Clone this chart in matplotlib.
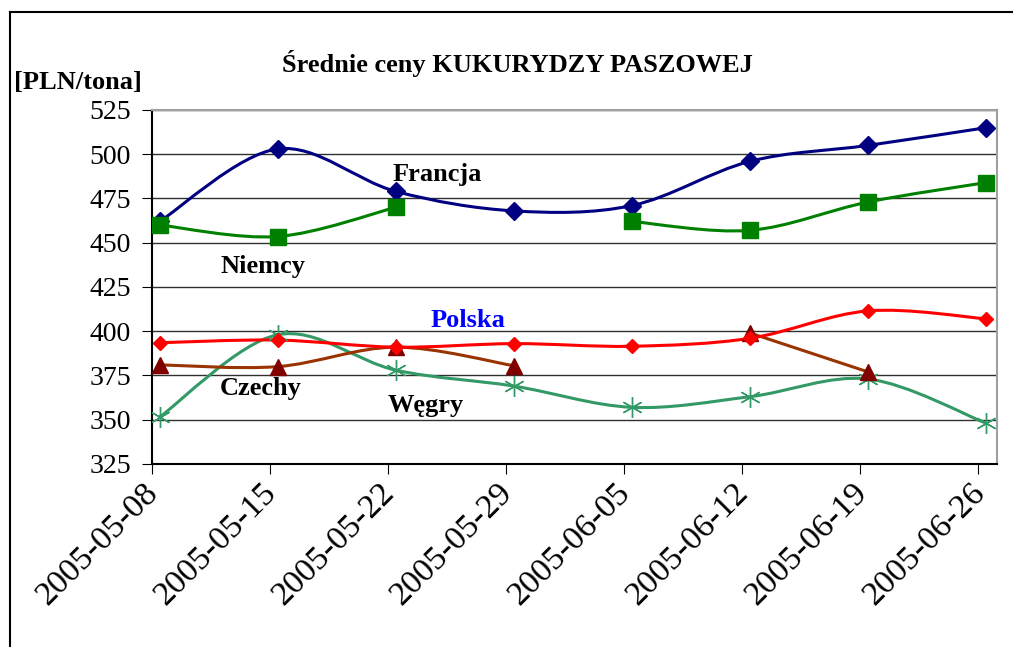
import matplotlib
matplotlib.use("Agg")
import matplotlib.pyplot as plt
import matplotlib.transforms as mtransforms
from matplotlib.path import Path
from matplotlib.patches import PathPatch
from matplotlib.lines import Line2D
import numpy as np

# dane
daty = ["2005-05-08", "2005-05-15", "2005-05-22", "2005-05-29",
        "2005-06-05", "2005-06-12", "2005-06-19", "2005-06-26"]
francja = [462, 503, 479, 468, 471, 496, 505, 515]
niemcy = [460, 453.5, 470, np.nan, 462, 457, 473, 484]
polska = [393.5, 395, 391, 393, 391.5, 396, 411.5, 407]
czechy = [381, 380, 391, 380.5, np.nan, 399, 377, np.nan]
wegry = [351.5, 398, 378, 369, 357, 363, 373, 348]

plt.rcParams['font.family'] = ['Liberation Serif', 'DejaVu Serif']

fig = plt.figure(figsize=(10.13, 6.47), dpi=100)
ax = fig.add_axes([0.150, 0.2829, 0.834, 0.5471])


def gladka(ax, x, y, kolor, lw):
    # wygładzona linia (jak w Excelu) - krzywe Beziera przez punkty
    x = np.asarray(x, float)
    y = np.asarray(y, float)
    ok = ~np.isnan(y)
    segs = []
    cur = []
    for i in range(len(x)):
        if ok[i]:
            cur.append(i)
        else:
            if cur:
                segs.append(cur)
            cur = []
    if cur:
        segs.append(cur)
    for s in segs:
        if len(s) < 2:
            continue
        px = x[s]
        py = y[s]
        verts = [(px[0], py[0])]
        codes = [Path.MOVETO]
        n = len(px)
        for i in range(n - 1):
            i0 = max(i - 1, 0)
            i3 = min(i + 2, n - 1)
            c1 = (px[i] + (px[i + 1] - px[i0]) / 6, py[i] + (py[i + 1] - py[i0]) / 6)
            c2 = (px[i + 1] - (px[i3] - px[i]) / 6, py[i + 1] - (py[i3] - py[i]) / 6)
            verts += [c1, c2, (px[i + 1], py[i + 1])]
            codes += [Path.CURVE4] * 3
        ax.add_patch(PathPatch(Path(verts, codes), fill=False, edgecolor=kolor,
                               lw=lw, capstyle='round', joinstyle='round', zorder=3))


x = np.arange(len(daty))

gladka(ax, x, francja, "#000080", 2.2)
gladka(ax, x, niemcy, "#008000", 2.2)
gladka(ax, x, wegry, "#339966", 2.2)
gladka(ax, x, czechy, "#993300", 2.2)
gladka(ax, x, polska, "#FF0000", 2.2)

ax.plot(x, francja, 'D', color="#000080", markersize=8.8, zorder=4)
ax.plot(x, niemcy, 's', color="#008000", markersize=11, zorder=4)
ax.plot(x, wegry, marker=(6, 2, 0), linestyle='none', color="#339966",
        markersize=15, markeredgewidth=1.0, zorder=4)
ax.plot(x, czechy, '^', color="#800000", markersize=11, zorder=4)
ax.plot(x, polska, 'D', color="#FF0000", markersize=7.5, zorder=5)

ax.set_xlim(-0.065, 7.09)
ax.set_ylim(325, 525)
ax.set_yticks(np.arange(325, 526, 25))
# znaczniki osi X lekko przed punktami, jak w oryginale
ax.set_xticks(x - 0.065)
ax.set_xticklabels(daty, rotation=45, ha='right', va='top', rotation_mode='anchor')
ax.tick_params(axis='both', direction='out', length=7, color='black')
ax.tick_params(axis='x', labelsize=24.5, pad=3)
ax.tick_params(axis='y', labelsize=20, pad=8)
przes = mtransforms.ScaledTranslation(-0.09, 0, fig.dpi_scale_trans)
for lab in ax.get_xticklabels():
    lab.set_transform(lab.get_transform() + przes)
ax.yaxis.grid(True, color='#303030', lw=1.0)
ax.set_axisbelow(True)
for s in ['left', 'bottom']:
    ax.spines[s].set_color('black')
    ax.spines[s].set_linewidth(1.5)
for s in ['top', 'right']:
    ax.spines[s].set_color('#a0a0a0')
    ax.spines[s].set_linewidth(1.5)

# podpisy serii
opis = dict(fontsize=19, fontweight='bold', va='center', ha='left')
ax.text(1.976, 488.3, "Francja", color='black', **opis)
ax.text(0.519, 436.3, "Niemcy", color='black', **opis)
ax.text(2.297, 405.8, "Polska", color='#0000FF', **opis)
ax.text(0.511, 367.9, "Czechy", color='black', **opis)
ax.text(1.933, 358.3, "Węgry", color='black', **opis)

fig.text(0.511, 0.902, "Średnie ceny KUKURYDZY PASZOWEJ", fontsize=19,
         fontweight='bold', ha='center', va='center')
fig.text(0.077, 0.872, "[PLN/tona]", fontsize=19, fontweight='bold',
         ha='center', va='center')

# ramka wykresu
fig.add_artist(Line2D([0.0099, 1.0], [0.9815, 0.9815], color='black', lw=1.5))
fig.add_artist(Line2D([0.0099, 0.0099], [0.0, 0.9815], color='black', lw=1.5))

fig.savefig("out.png", dpi=100)
plt.close()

WORK TO COMPLETE:
Every line is to be duplicated exactly, though pictures stay out.

TASK OUTPUT:
Clone this chart in matplotlib.
import matplotlib
matplotlib.use("Agg")
import matplotlib.pyplot as plt
import matplotlib.transforms as mtransforms
from matplotlib.path import Path
from matplotlib.patches import PathPatch
from matplotlib.lines import Line2D
import numpy as np

# dane
daty = ["2005-05-08", "2005-05-15", "2005-05-22", "2005-05-29",
        "2005-06-05", "2005-06-12", "2005-06-19", "2005-06-26"]
francja = [462, 503, 479, 468, 471, 496, 505, 515]
niemcy = [460, 453.5, 470, np.nan, 462, 457, 473, 484]
polska = [393.5, 395, 391, 393, 391.5, 396, 411.5, 407]
czechy = [381, 380, 391, 380.5, np.nan, 399, 377, np.nan]
wegry = [351.5, 398, 378, 369, 357, 363, 373, 348]

plt.rcParams['font.family'] = ['Liberation Serif', 'DejaVu Serif']

fig = plt.figure(figsize=(10.13, 6.47), dpi=100)
ax = fig.add_axes([0.150, 0.2829, 0.834, 0.5471])


def gladka(ax, x, y, kolor, lw):
    # wygładzona linia (jak w Excelu) - krzywe Beziera przez punkty
    x = np.asarray(x, float)
    y = np.asarray(y, float)
    ok = ~np.isnan(y)
    segs = []
    cur = []
    for i in range(len(x)):
        if ok[i]:
            cur.append(i)
        else:
            if cur:
                segs.append(cur)
            cur = []
    if cur:
        segs.append(cur)
    for s in segs:
        if len(s) < 2:
            continue
        px = x[s]
        py = y[s]
        verts = [(px[0], py[0])]
        codes = [Path.MOVETO]
        n = len(px)
        for i in range(n - 1):
            i0 = max(i - 1, 0)
            i3 = min(i + 2, n - 1)
            c1 = (px[i] + (px[i + 1] - px[i0]) / 6, py[i] + (py[i + 1] - py[i0]) / 6)
            c2 = (px[i + 1] - (px[i3] - px[i]) / 6, py[i + 1] - (py[i3] - py[i]) / 6)
            verts += [c1, c2, (px[i + 1], py[i + 1])]
            codes += [Path.CURVE4] * 3
        ax.add_patch(PathPatch(Path(verts, codes), fill=False, edgecolor=kolor,
                               lw=lw, capstyle='round', joinstyle='round', zorder=3))


x = np.arange(len(daty))

gladka(ax, x, francja, "#000080", 2.2)
gladka(ax, x, niemcy, "#008000", 2.2)
gladka(ax, x, wegry, "#339966", 2.2)
gladka(ax, x, czechy, "#993300", 2.2)
gladka(ax, x, polska, "#FF0000", 2.2)

ax.plot(x, francja, 'D', color="#000080", markersize=8.8, zorder=4)
ax.plot(x, niemcy, 's', color="#008000", markersize=11, zorder=4)
ax.plot(x, wegry, marker=(6, 2, 0), linestyle='none', color="#339966",
        markersize=15, markeredgewidth=1.0, zorder=4)
ax.plot(x, czechy, '^', color="#800000", markersize=11, zorder=4)
ax.plot(x, polska, 'D', color="#FF0000", markersize=7.5, zorder=5)

ax.set_xlim(-0.065, 7.09)
ax.set_ylim(325, 525)
ax.set_yticks(np.arange(325, 526, 25))
# znaczniki osi X lekko przed punktami, jak w oryginale
ax.set_xticks(x - 0.065)
ax.set_xticklabels(daty, rotation=45, ha='right', va='top', rotation_mode='anchor')
ax.tick_params(axis='both', direction='out', length=7, color='black')
ax.tick_params(axis='x', labelsize=24.5, pad=3)
ax.tick_params(axis='y', labelsize=20, pad=8)
przes = mtransforms.ScaledTranslation(-0.09, 0, fig.dpi_scale_trans)
for lab in ax.get_xticklabels():
    lab.set_transform(lab.get_transform() + przes)
ax.yaxis.grid(True, color='#303030', lw=1.0)
ax.set_axisbelow(True)
for s in ['left', 'bottom']:
    ax.spines[s].set_color('black')
    ax.spines[s].set_linewidth(1.5)
for s in ['top', 'right']:
    ax.spines[s].set_color('#a0a0a0')
    ax.spines[s].set_linewidth(1.5)

# podpisy serii
opis = dict(fontsize=19, fontweight='bold', va='center', ha='left')
ax.text(1.976, 488.3, "Francja", color='black', **opis)
ax.text(0.519, 436.3, "Niemcy", color='black', **opis)
ax.text(2.297, 405.8, "Polska", color='#0000FF', **opis)
ax.text(0.511, 367.9, "Czechy", color='black', **opis)
ax.text(1.933, 358.3, "Węgry", color='black', **opis)

fig.text(0.511, 0.902, "Średnie ceny KUKURYDZY PASZOWEJ", fontsize=19,
         fontweight='bold', ha='center', va='center')
fig.text(0.077, 0.872, "[PLN/tona]", fontsize=19, fontweight='bold',
         ha='center', va='center')

# ramka wykresu
fig.add_artist(Line2D([0.0099, 1.0], [0.9815, 0.9815], color='black', lw=1.5))
fig.add_artist(Line2D([0.0099, 0.0099], [0.0, 0.9815], color='black', lw=1.5))

fig.savefig("out.png", dpi=100)
plt.close()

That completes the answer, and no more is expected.